The realistic knockout path from Group D, assuming Turkey qualify in second place, is likely a round-of-16 match against a group winner from a comparable group. From there, the competition becomes unpredictable in the way World Cup knockouts always are. But Turkey's structural balance — Çalhanoğlu covering the base, Kadıoğlu and Kökçü providing width and technical options, Yildiz and Güler posing problems defenders cannot fully solve simultaneously — is better suited to knockout-format football than many casual assessments acknowledge.
The most honest evaluative answer is this: Turkey will not win the 2026 World Cup, but a run to the quarter-finals is genuinely plausible if Yildiz and Güler are both fit and in form. The qualifying campaign showed Turkey can win when the pressure is maximum. The individual quality in the squad is higher than it has been at any World Cup since 2002. And Kenan Yildiz — the player this page is built around — is exactly the kind of attacker who can produce a defining moment in a knockout match: unexpected, direct, comfortable under scrutiny, and young enough not to be afraid of the occasion. That combination of qualities is rare. Turkey have one player who fits it exactly. That matters enormously in a 90-minute elimination match.
FAQ
Is Yildiz Turkey's key player at World Cup 2026?
Yes. Yildiz is the central attacking figure in Turkey's squad and is expected to start in Group D. He scored three goals during the qualifying campaign and won the Serie A Best Under-23 Player award for 2025–26 after scoring 10 goals and registering 6 assists for Juventus.
Which group is Turkey in at World Cup 2026?
Turkey are in Group D, alongside co-hosts USA, Paraguay and Australia.
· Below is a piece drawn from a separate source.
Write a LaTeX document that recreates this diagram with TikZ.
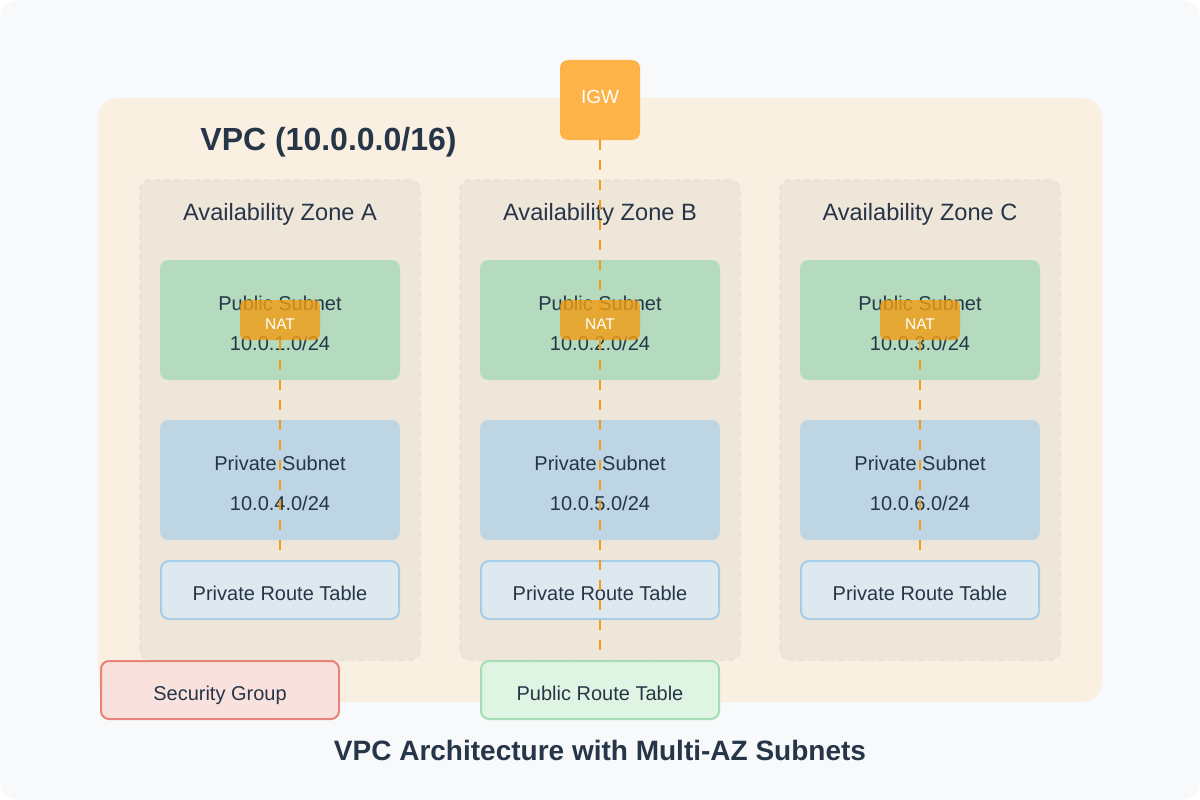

Analysts project approximately a 60 per cent chance of Türkiye advancing from the group stage, with a 30 per cent probability of winning the group.
How did Turkey qualify for the 2026 World Cup?
Turkey qualified through the UEFA playoff bracket. They beat Romania 1–0 on 26 March (Ferdi Kadıoğlu, Güler assist) and Kosovo 1–0 on 31 March (Kerem Aktürkoğlu, 53rd minute), ending a 24-year World Cup absence.
Who are Turkey's key players at World Cup 2026?
Turkey's attack runs through Kenan Yildiz (Juventus) and Arda Güler (Real Madrid), both 21, with captain Hakan Çalhanoğlu (Inter Milan) providing midfield control. Ferdi Kadıoğlu and Orkun Kökçü complete the core creative unit.